Real Estate Investment Trusts (REITs) have a golden opportunity to cash in on clean energy tax credits, thanks to the Inflation Reduction Act (IRA). At 3PLX, we’re helping REITs unlock up to $500,000 in benefits per $1M invested in solar projects—even if they lack the tax liability to use these credits directly. This game-changer is reshaping how REITs approach renewable energy investments.

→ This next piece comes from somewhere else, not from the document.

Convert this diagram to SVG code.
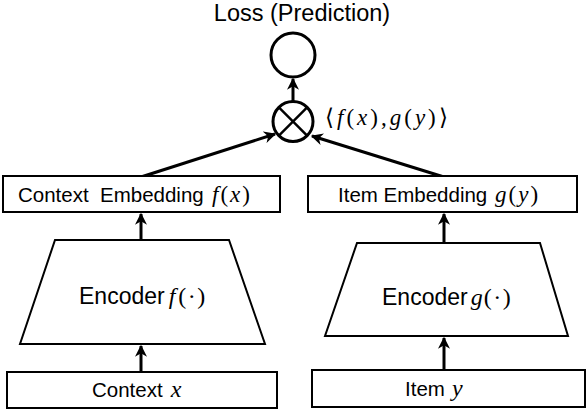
<svg xmlns="http://www.w3.org/2000/svg" width="588" height="410" viewBox="0 0 588 410">
<defs>
<style>
.box{fill:#fff;stroke:#000;stroke-width:2}
.circ{fill:#fff;stroke:#000;stroke-width:3}
.t{font-family:"Liberation Sans",Arial,sans-serif;fill:#000}
.m{font-family:"Liberation Serif","Times New Roman",serif;font-style:italic;fill:#000}
.mu{font-family:"Liberation Serif","Times New Roman",serif;fill:#000}
.mt{letter-spacing:2px}
.conn{stroke:#000;stroke-width:3;fill:none;marker-end:url(#ah)}
</style>
<marker id="ah" viewBox="0 0 10 10" refX="9" refY="5" markerWidth="4" markerHeight="4" orient="auto" markerUnits="strokeWidth">
<path d="M0,0 L10,5 L0,10 L3,5 z" fill="#000"/>
</marker>
</defs>
<g id="connectors">
<line class="conn" x1="141" y1="372" x2="141" y2="346"/>
<line class="conn" x1="141" y1="240" x2="141" y2="214"/>
<line class="conn" x1="444" y1="370" x2="444" y2="338"/>
<line class="conn" x1="444" y1="243" x2="444" y2="214"/>
<line class="conn" x1="141" y1="177" x2="275" y2="134"/>
<line class="conn" x1="444" y1="177" x2="312" y2="136"/>
<line class="conn" x1="293" y1="101" x2="293" y2="79"/>
</g>
<g id="loss">
<circle class="circ" cx="293" cy="55" r="22"/>
<text class="t" x="302" y="21" font-size="23.5" text-anchor="middle">Loss (Prediction)</text>
</g>
<g id="product">
<circle class="circ" cx="293" cy="121.5" r="20"/>
<line x1="278.9" y1="107.4" x2="307.1" y2="135.6" stroke="#000" stroke-width="2.5"/>
<line x1="307.1" y1="107.4" x2="278.9" y2="135.6" stroke="#000" stroke-width="2.5"/>
<text x="325" y="125" font-size="23" letter-spacing="3"><tspan class="mu">⟨</tspan><tspan class="m">f</tspan><tspan class="mu">(</tspan><tspan class="m">x</tspan><tspan class="mu">),</tspan><tspan class="m">g</tspan><tspan class="mu">(</tspan><tspan class="m">y</tspan><tspan class="mu">)⟩</tspan></text>
</g>
<g id="context-embedding">
<rect class="box" x="3" y="176" width="277" height="36"/>
<text class="t" x="18" y="202" font-size="20.5">Context</text>
<text class="t" x="100" y="202" font-size="20.5">Embedding</text>
<text class="mt" x="212" y="202" font-size="23"><tspan class="m">f</tspan><tspan class="mu">(</tspan><tspan class="m">x</tspan><tspan class="mu">)</tspan></text>
</g>
<g id="item-embedding">
<rect class="box" x="308" y="176" width="269" height="36"/>
<text class="t" x="338" y="202" font-size="20.5">Item Embedding</text>
<text class="mt" x="495" y="202" font-size="23"><tspan class="m">g</tspan><tspan class="mu">(</tspan><tspan class="m">y</tspan><tspan class="mu">)</tspan></text>
</g>
<g id="encoder-f">
<polygon class="box" points="55,240 229,240 265,344 20,344"/>
<text x="79" y="304" font-size="23"><tspan class="t">Encoder</tspan><tspan class="m" dx="4" font-size="24">f</tspan><tspan class="mu" dx="3" font-size="24" letter-spacing="1.5">(·)</tspan></text>
</g>
<g id="encoder-g">
<polygon class="box" points="357,243 540,243 568,336 325,336"/>
<text x="382" y="305" font-size="23"><tspan class="t">Encoder</tspan><tspan class="m" dx="3" font-size="24">g</tspan><tspan class="mu" dx="1" font-size="24" letter-spacing="1.5">(·)</tspan></text>
</g>
<g id="context">
<rect class="box" x="7" y="372" width="270" height="36"/>
<text x="92" y="397" font-size="20.5"><tspan class="t">Context</tspan><tspan class="m" dx="8" font-size="24">x</tspan></text>
</g>
<g id="item">
<rect class="box" x="312" y="370" width="273" height="37"/>
<text x="405" y="396" font-size="20.5"><tspan class="t">Item</tspan><tspan class="m" dx="7" font-size="24">y</tspan></text>
</g>
</svg>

Historically, REITs couldn’t fully leverage tax credits like the Investment Tax Credit (ITC) due to their low tax profiles. The IRA’s introduction of transferability changes that, allowing REITs to sell credits to corporations with tax burdens, turning solar into a profit center.
How It Works
The IRA offers a base 30% ITC, with bonuses (e.g., 10% for Domestic Content) pushing it to 50% in some cases. For a $1M solar installation:
- A 50% ITC yields $500,000 in credits.
- REITs sell these credits at a slight discount (e.g., 90 cents on the dollar), netting $450,000 in cash.
- No tax liability required—pure profit.
A recent 3PLX-supported REIT project installed 200 kW across a retail portfolio. Costing $1.2M, it generated $600,000 in credits, sold for $540,000—offsetting nearly half the investment upfront.

Why REITs Should Act
This isn’t just about cash—it’s strategic:
- Boost ROI: Credits cut net project costs, enhancing returns.
- Attract Tenants: Solar lowers energy bills, making properties more appealing.
- Meet ESG Goals: Buyers of credits often prioritize sustainability, aligning with investor demands.
“REITs can now turn solar into a revenue stream,” said JR Mejia, CEO of 3PLX. “Transferability makes clean energy a no-brainer—contact us at 561.800.3559 or info@3plx.net to get started.”
Best Practices
To maximize benefits:
- Target high-energy-cost properties for bigger savings and credits.
- Use Domestic Content components for the 10% ITC bonus.
- Partner with experts like 3PLX to handle transfers and compliance.
The future is bright—stable bipartisan support and growing C&I solar demand (2-3 GW annually) ensure these credits remain a reliable tool for REITs to fund sustainability and profitability.